'The World Tonight' featured a report on how some folk singers are furious that their songs are being used by the British National Party. Understandably so.
Ritula Shah's introduction to the report told us that the BNP had adopted the songs in support of 'its right-wing cause'. Paul Moss's report (which, thankfully, stuck to the label 'far-right' rather than just 'right-wing') featured anti-BNP comments from three singers from the newly-formed Folk Against Fascism, as well as a spokesman for the anti-Fascist organisation Searchlight. In the interests of balance though, it featured a very short interview with a BNP spokesman, John Walker, but the party's right-to-reply lasted all of 24 seconds in a segment that lasted 6 minutes 12 seconds - and was well-challenged by Mr Moss himself. The report's whole tone was strongly biased against the BNP.
Shouldn't it be?
The now democratically-elected BNP poses serious ethical and practical problems for all democrats and for all supporters of free-speech - and, of course, for the BBC. How should it treat such a party?
Should it completely ignore them and, so, starve them of the oxygen of publicity? This would surely be a dangerous call in a democracy, especially against a democratically-elected political party. To do so might succeed in starving the BNP or it could, instead, only serve to increase the party's sense of 'martyrdom' (which it seems to get a kick out of) and also give it a mystique that might make it seem even more like the anti-establishment party for the floating protest-voter.

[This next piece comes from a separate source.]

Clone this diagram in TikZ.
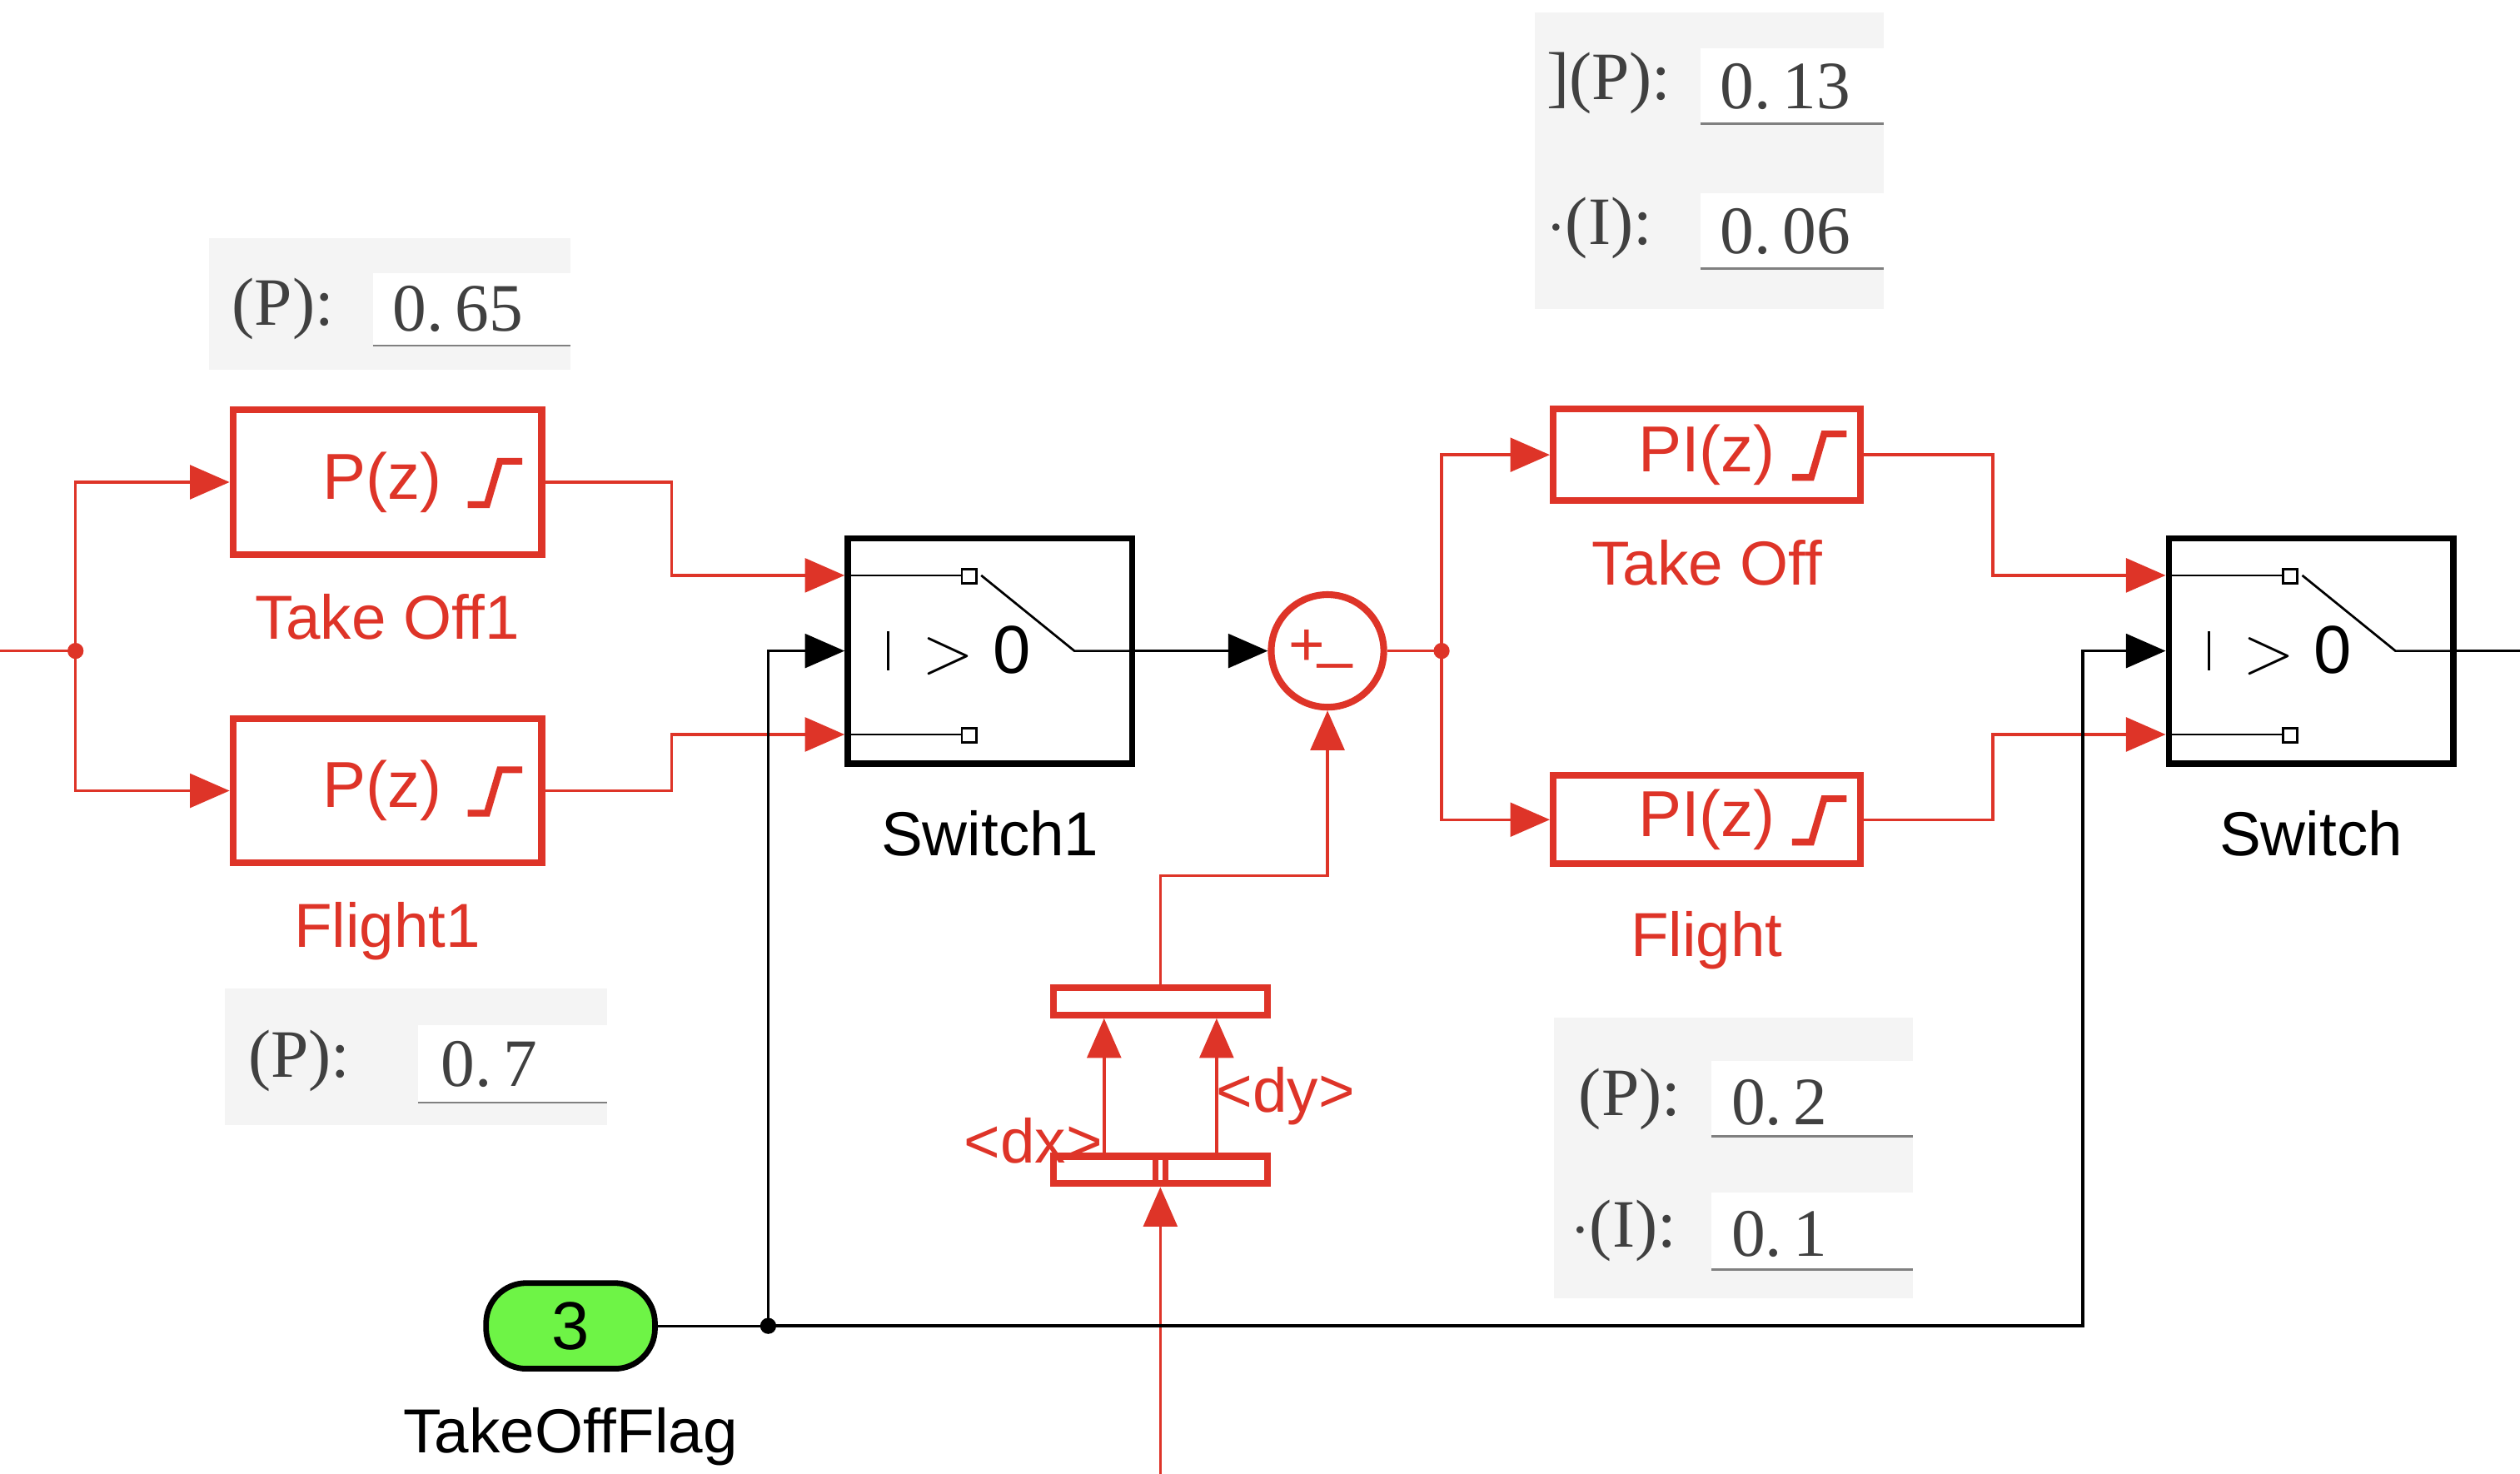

The BBC could instead deny them air-time but discuss them at length. This appears to have been the BBC's general policy in the run-up to June's elections. By not allowing viewers to hear directly from the BNP but still talking about them (negatively) on programme after programme (in interview after interview with spokesmen for the then scandal-hit major political parties) , playing-up the danger they posed and hyping the share-of-the-vote they could get in a worst-case scenario, a strong case can be made (I think) that the BBC helped boost the BNP's share of the vote in those elections (which, otherwise, might have been even smaller than it turned out to be).
So should the BBC treat the BNP as a 'normal' political party, so that voters can see exactly how weird these blood-obsessed people really are? The Big Questions (with 'Nicky' Campbell) featured a discussion on this very subject which, by giving them air-time - if only to discuss whether they should be given air-time at all! -, allowed viewers to hear what these people actually believe. It was revelatory. Someone on the panel who started out saying that the BNP should never be given a platform ended up agreeing that by allowing them such a platform voters were now able to hear just what strange, seriously disturbing people they are - with views to match. This gave the license-fee paying public a very rare and very valuable glimpse behind the respectable image the BNP seeks to present. If people hear it straight from the horse's mouth, they are likely to 'see it' more than when they are forced just to take it on trust.
Similarly gorgeous Shirin Wheeler's interview with Nick Griffin (for the Record: Europe) allowed viewers to hear the BNP leader say that he wants boats carrying African illegal immigrants sunk and a raft chucked in for them to paddle their way back to Libya. (What a shit!) Surely this proves that it's better for voters to see and hear directly what Griffin and Co. say, so that they can damn themselves out of their own mouths.
The BBC should, I think, take the Voltaire line on free-speech, except when it goes beyond the law (and we should be ultra-cautious about restrictive laws in this area). Offensiveness should not be censored, except when physically-dangerous consequences are likely flow from it. Let's hear from all the neo-Nazis, the Islamic extremists, the anarchists and the spokemen for every other kind of unpopular 'righteous' cause. Let's hear them and let's judge them for ourselves.
This balance is always a tricky one, of course. I envy no-one who has to work it out!